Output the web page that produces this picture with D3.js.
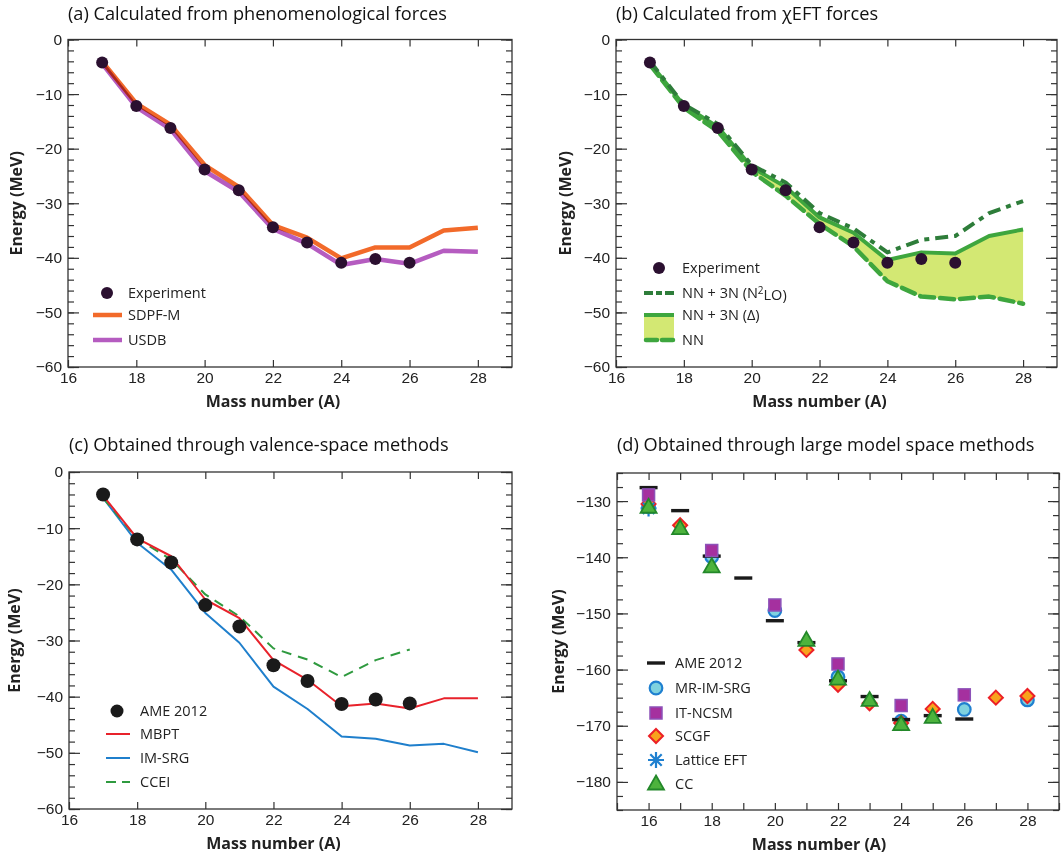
<!DOCTYPE html>
<html>
<head>
<meta charset="utf-8">
<script src="https://cdn.jsdelivr.net/npm/d3@7"></script>
<style>
  body { margin: 0; background: #fff; }
  svg { font-family: "Open Sans", sans-serif; }
  .tick text { font-size: 15.5px; fill: #222; }
  .tick line { stroke: #333; stroke-width: 1.2; }
  .domain { display: none; }
  .title { font-size: 18.2px; fill: #111; }
  .axlabel { font-size: 16px; font-weight: bold; fill: #222; }
  .leg { font-size: 14.5px; fill: #222; }
</style>
</head>
<body>
<div id="chart"></div>
<script>
// ---- data ----
// panels a and b share the experimental values
const expMass = [17, 18, 19, 20, 21, 22, 23, 24, 25, 26];
const expEnergy = [-4.2, -12.2, -16.2, -23.8, -27.6, -34.4, -37.2, -40.9, -40.2, -40.9];

const calcMass = [17, 18, 19, 20, 21, 22, 23, 24, 25, 26, 27, 28];
const sdpfm = [-4.0, -11.7, -15.6, -23.0, -27.0, -34.0, -36.3, -40.1, -38.1, -38.1, -35.0, -34.5];
const usdb = [-4.4, -12.4, -16.4, -24.1, -27.9, -34.7, -37.4, -41.3, -40.2, -41.1, -38.7, -38.9];

const n2lo = [-4.0, -11.9, -15.5, -23.0, -26.2, -31.8, -34.6, -39.0, -36.7, -36.0, -31.8, -29.6];
const delta = [-4.3, -12.1, -16.0, -23.4, -27.0, -32.6, -35.4, -40.4, -39.0, -39.2, -36.0, -34.8];
const nnOnly = [-4.6, -12.5, -16.8, -24.2, -28.6, -33.8, -37.9, -44.3, -47.1, -47.6, -47.1, -48.4];

// panel c
const ameMassC = [17, 18, 19, 20, 21, 22, 23, 24, 25, 26];
const ameC = [-4.0, -12.0, -16.1, -23.7, -27.5, -34.4, -37.2, -41.3, -40.5, -41.2];
const mbpt = [-4.2, -11.8, -15.0, -22.7, -26.0, -33.5, -37.0, -41.7, -41.2, -42.1, -40.3, -40.3];
const imsrg = [-4.6, -12.6, -17.4, -25.1, -30.4, -38.2, -42.2, -47.1, -47.5, -48.7, -48.4, -49.9];
const cceiMass = [17, 18, 19, 20, 21, 22, 23, 24, 25, 26];
const ccei = [-4.6, -11.9, -15.6, -21.8, -25.7, -31.4, -33.4, -36.5, -33.5, -31.6];

// panel d
const ameMassD = [16, 17, 18, 19, 20, 21, 22, 23, 24, 25, 26];
const ameD = [-127.6, -131.7, -139.8, -143.7, -151.3, -155.2, -162.0, -164.8, -168.9, -168.2, -168.8];
const mrMass = [16, 18, 20, 22, 24, 26, 28];
const mrImSrg = [-131.0, -139.9, -149.5, -161.3, -169.2, -167.1, -165.4];
const ncsmMass = [16, 18, 20, 22, 24, 26];
const itNcsm = [-128.9, -138.8, -148.5, -159.0, -166.4, -164.5];
const scgfMass = [16, 17, 21, 22, 23, 24, 25, 27, 28];
const scgf = [-130.5, -134.3, -156.5, -162.7, -166.0, -169.5, -167.0, -165.0, -164.7];
const latticeMass = [16];
const lattice = [-131.3];
const ccMass = [16, 17, 18, 21, 22, 23, 24, 25];
const ccD = [-131.1, -134.9, -141.7, -154.8, -161.7, -165.5, -169.8, -168.5];

const W = 1061, H = 856;
const svg = d3.select("#chart").append("svg").attr("width", W).attr("height", H);

function zip(xs, ys) { return xs.map((x, i) => ({x: x, y: ys[i]})); }

function makePanel(box, xDom, yDom, opts) {
    let g = svg.append("g").attr("transform", "translate(" + box.left + "," + box.top + ")");
    let w = box.right - box.left, h = box.bottom - box.top;
    let x = d3.scaleLinear().domain(xDom).range([0, w]);
    let y = d3.scaleLinear().domain(yDom).range([h, 0]);

    g.append("text").attr("class", "title").attr("x", 0).attr("y", box.titleY - box.top).text(opts.title);

    // ticks, all pointing inward
    g.append("g").call(d3.axisLeft(y).tickValues(opts.yMinor).tickSize(-6).tickFormat(""));
    g.append("g").call(d3.axisLeft(y).tickValues(opts.yMajor).tickSize(-11).tickPadding(6));
    g.append("g").attr("transform", "translate(" + w + ",0)")
        .call(d3.axisRight(y).tickValues(opts.yMinor).tickSize(-6).tickFormat(""));
    g.append("g").attr("transform", "translate(" + w + ",0)")
        .call(d3.axisRight(y).tickValues(opts.yMajor).tickSize(-11).tickFormat(""));
    g.append("g").attr("transform", "translate(0," + h + ")")
        .call(d3.axisBottom(x).tickValues(opts.xTicks).tickSize(-7).tickPadding(5)
            .tickFormat(d => opts.xLabels.includes(d) ? d : ""));
    g.append("g").call(d3.axisTop(x).tickValues(opts.xTicks).tickSize(-7).tickFormat(""));

    g.append("rect").attr("width", w).attr("height", h)
        .attr("fill", "none").attr("stroke", "#333").attr("stroke-width", 1.3);

    g.append("text").attr("class", "axlabel").attr("text-anchor", "middle")
        .attr("x", x(opts.xLabelAt)).attr("y", h + 40).text("Mass number (A)");
    g.append("text").attr("class", "axlabel").attr("text-anchor", "middle")
        .attr("transform", "translate(" + (opts.yLabelX - box.left) + "," + (h / 2) + ") rotate(-90)")
        .text("Energy (MeV)");

    return {g: g, x: x, y: y, w: w, h: h};
}

const eTicks = d3.range(-60, 1, 10);
const eMinor = d3.range(-60, 1, 2);
const evenA = [16, 18, 20, 22, 24, 26, 28];

function addLine(p, pts, color, width, dash, extra) {
    let line = d3.line().x(d => p.x(d.x)).y(d => p.y(d.y));
    let path = p.g.append("path").datum(pts).attr("d", line)
        .attr("fill", "none").attr("stroke", color).attr("stroke-width", width)
        .attr("stroke-linejoin", "round");
    if (dash) path.attr("stroke-dasharray", dash);
    if (extra) extra(path);
    return path;
}

function addDots(p, pts, r, color) {
    p.g.selectAll(null).data(pts).enter().append("circle")
        .attr("cx", d => p.x(d.x)).attr("cy", d => p.y(d.y)).attr("r", r).attr("fill", color);
}

// ---------- panel (a) ----------
let pa = makePanel({left: 68, right: 512, top: 39.5, bottom: 367, titleY: 20}, [16, 29], [-60, 0],
    {title: "(a)  Calculated from phenomenological forces", yMajor: eTicks, yMinor: eMinor,
     xTicks: evenA, xLabels: evenA, xLabelAt: 22, yLabelX: 22});
const orange = "#f26a2a", purple = "#b55cc0", expCol = "#2b1030";
addLine(pa, zip(calcMass, sdpfm), orange, 4.5, null, s => s.style("mix-blend-mode", "multiply"));
addLine(pa, zip(calcMass, usdb), purple, 4.5, null, s => s.style("mix-blend-mode", "multiply"));
addDots(pa, zip(expMass, expEnergy), 6, expCol);

// legend (a)
let la = pa.g.append("g");
la.append("circle").attr("cx", 107 - 68).attr("cy", 293 - 39.5).attr("r", 6).attr("fill", expCol);
la.append("line").attr("x1", 93 - 68).attr("x2", 122 - 68).attr("y1", 315 - 39.5).attr("y2", 315 - 39.5)
    .attr("stroke", orange).attr("stroke-width", 4.5);
la.append("line").attr("x1", 93 - 68).attr("x2", 122 - 68).attr("y1", 340 - 39.5).attr("y2", 340 - 39.5)
    .attr("stroke", purple).attr("stroke-width", 4.5);
[["Experiment", 293], ["SDPF-M", 315], ["USDB", 340]].forEach(d => {
    la.append("text").attr("class", "leg").attr("x", 128 - 68).attr("y", d[1] - 39.5).attr("dy", "0.35em").text(d[0]);
});

// ---------- panel (b) ----------
let pb = makePanel({left: 616, right: 1057, top: 39.5, bottom: 367, titleY: 20}, [16, 29], [-60, 0],
    {title: "(b)  Calculated from χEFT forces", yMajor: eTicks, yMinor: eMinor,
     xTicks: evenA, xLabels: evenA, xLabelAt: 22, yLabelX: 571});
const darkGreen = "#2e7d3a", green = "#3ea63e", lime = "#d3e873";
let area = d3.area().x((d, i) => pb.x(calcMass[i])).y0((d, i) => pb.y(nnOnly[i])).y1(d => pb.y(d));
pb.g.append("path").datum(delta).attr("d", area).attr("fill", lime);
addLine(pb, zip(calcMass, nnOnly), green, 4.5, "14,6", s => s.attr("stroke-linecap", "round"));
addLine(pb, zip(calcMass, delta), green, 4);
addLine(pb, zip(calcMass, n2lo), darkGreen, 4, "13,6,5,6");
addDots(pb, zip(expMass, expEnergy), 6, expCol);

let lb = pb.g.append("g").attr("transform", "translate(" + (-616) + "," + (-39.5) + ")");
lb.append("circle").attr("cx", 659).attr("cy", 268).attr("r", 6).attr("fill", expCol);
lb.append("line").attr("x1", 644).attr("x2", 675).attr("y1", 293).attr("y2", 293)
    .attr("stroke", darkGreen).attr("stroke-width", 4).attr("stroke-dasharray", "9,3,6,3");
lb.append("rect").attr("x", 644).attr("y", 315).attr("width", 30).attr("height", 25).attr("fill", lime);
lb.append("line").attr("x1", 644).attr("x2", 674).attr("y1", 315).attr("y2", 315)
    .attr("stroke", green).attr("stroke-width", 4);
lb.append("line").attr("x1", 646).attr("x2", 673).attr("y1", 340).attr("y2", 340)
    .attr("stroke", green).attr("stroke-width", 4.5).attr("stroke-dasharray", "11,5").attr("stroke-linecap", "round");
lb.append("text").attr("class", "leg").attr("x", 682).attr("y", 268).attr("dy", "0.35em").text("Experiment");
let t2 = lb.append("text").attr("class", "leg").attr("x", 682).attr("y", 293).attr("dy", "0.35em");
t2.append("tspan").text("NN + 3N (N");
t2.append("tspan").attr("dy", "-0.4em").style("font-size", "10px").text("2");
t2.append("tspan").attr("dy", "0.4em").text("LO)");
lb.append("text").attr("class", "leg").attr("x", 682).attr("y", 315).attr("dy", "0.35em").text("NN + 3N (Δ)");
lb.append("text").attr("class", "leg").attr("x", 682).attr("y", 340).attr("dy", "0.35em").text("NN");

// ---------- panel (c) ----------
let pc = makePanel({left: 69, right: 512, top: 472, bottom: 809, titleY: 451}, [16, 29], [-60, 0],
    {title: "(c)  Obtained through valence-space methods", yMajor: eTicks, yMinor: eMinor,
     xTicks: evenA, xLabels: evenA, xLabelAt: 22, yLabelX: 20});
const red = "#e8222b", blue = "#1f7fcc", cceiGreen = "#2f9a3f";
addLine(pc, zip(calcMass, imsrg), blue, 2);
addLine(pc, zip(cceiMass, ccei), cceiGreen, 2, "10,7");
addLine(pc, zip(calcMass, mbpt), red, 2);
addDots(pc, zip(ameMassC, ameC), 7, "#1a1a1a");

let lc = pc.g.append("g").attr("transform", "translate(" + (-69) + "," + (-472) + ")");
lc.append("circle").attr("cx", 117).attr("cy", 711).attr("r", 6.5).attr("fill", "#1a1a1a");
[[red, 734, null], [blue, 758, null], [cceiGreen, 782, "10,6"]].forEach(d => {
    let l = lc.append("line").attr("x1", 106).attr("x2", 130).attr("y1", d[1]).attr("y2", d[1])
        .attr("stroke", d[0]).attr("stroke-width", 2);
    if (d[2]) l.attr("stroke-dasharray", d[2]);
});
[["AME 2012", 711], ["MBPT", 734], ["IM-SRG", 758], ["CCEI", 782]].forEach(d => {
    lc.append("text").attr("class", "leg").attr("x", 140).attr("y", d[1]).attr("dy", "0.35em").text(d[0]);
});

// ---------- panel (d) ----------
let pd = makePanel({left: 617, right: 1059, top: 473, bottom: 810, titleY: 451}, [15, 29], [-185, -125],
    {title: "(d)  Obtained through large model space methods", yMajor: d3.range(-180, -125, 10),
     yMinor: d3.range(-185, -124, 2.5), xTicks: d3.range(15, 30), xLabels: evenA, xLabelAt: 21.4, yLabelX: 564});

const mk = {
    circle: (s) => s.append("circle").attr("r", 6.3).attr("fill", "#7fd2df").attr("stroke", "#1f80d0").attr("stroke-width", 2.2),
    square: (s) => s.append("rect").attr("x", -6).attr("y", -6).attr("width", 12).attr("height", 12)
        .attr("fill", "#a5309f").attr("stroke", "#8d52b8").attr("stroke-width", 1.5),
    diamond: (s) => s.append("path").attr("d", "M0,-7L7,0L0,7L-7,0Z")
        .attr("fill", "#f8a21c").attr("stroke", "#ec2026").attr("stroke-width", 2),
    star: (s) => s.append("path").attr("d", "M-8,0H8M0,-8V8M-5.7,-5.7L5.7,5.7M-5.7,5.7L5.7,-5.7")
        .attr("stroke", "#1f80d0").attr("stroke-width", 2.2),
    triangle: (s) => s.append("path").attr("d", "M0,-8.5L8,5.5L-8,5.5Z")
        .attr("fill", "#4db33d").attr("stroke", "#23882a").attr("stroke-width", 1.8),
    bar: (s) => s.append("rect").attr("x", -9).attr("y", -1.7).attr("width", 18).attr("height", 3.4).attr("fill", "#1a1a1a")
};

function addSymbols(p, pts, kind) {
    p.g.selectAll(null).data(pts).enter().append("g")
        .attr("transform", d => "translate(" + p.x(d.x) + "," + p.y(d.y) + ")")
        .each(function () { mk[kind](d3.select(this)); });
}
addSymbols(pd, zip(mrMass, mrImSrg), "circle");
addSymbols(pd, zip(scgfMass, scgf), "diamond");
addSymbols(pd, zip(ameMassD, ameD), "bar");
addSymbols(pd, zip(ncsmMass, itNcsm), "square");
addSymbols(pd, zip(latticeMass, lattice), "star");
addSymbols(pd, zip(ccMass, ccD), "triangle");

let ld = pd.g.append("g").attr("transform", "translate(" + (-617) + "," + (-473) + ")");
[["AME 2012", "bar", 663], ["MR-IM-SRG", "circle", 688], ["IT-NCSM", "square", 713],
 ["SCGF", "diamond", 736], ["Lattice EFT", "star", 760], ["CC", "triangle", 784]].forEach(d => {
    mk[d[1]](ld.append("g").attr("transform", "translate(656," + d[2] + ")"));
    ld.append("text").attr("class", "leg").attr("x", 675).attr("y", d[2]).attr("dy", "0.35em").text(d[0]);
});
</script>
</body>
</html>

┄┄┄┄┄┄┄┄┄┄┄┄┄┄┄┄┄┄┄┄

WHAT YOU SHOULD DO
Where a line contains "this", copy that line.

RESULT
Output the web page that produces this picture with D3.js.
        .each(function () { mk[kind](d3.select(this)); });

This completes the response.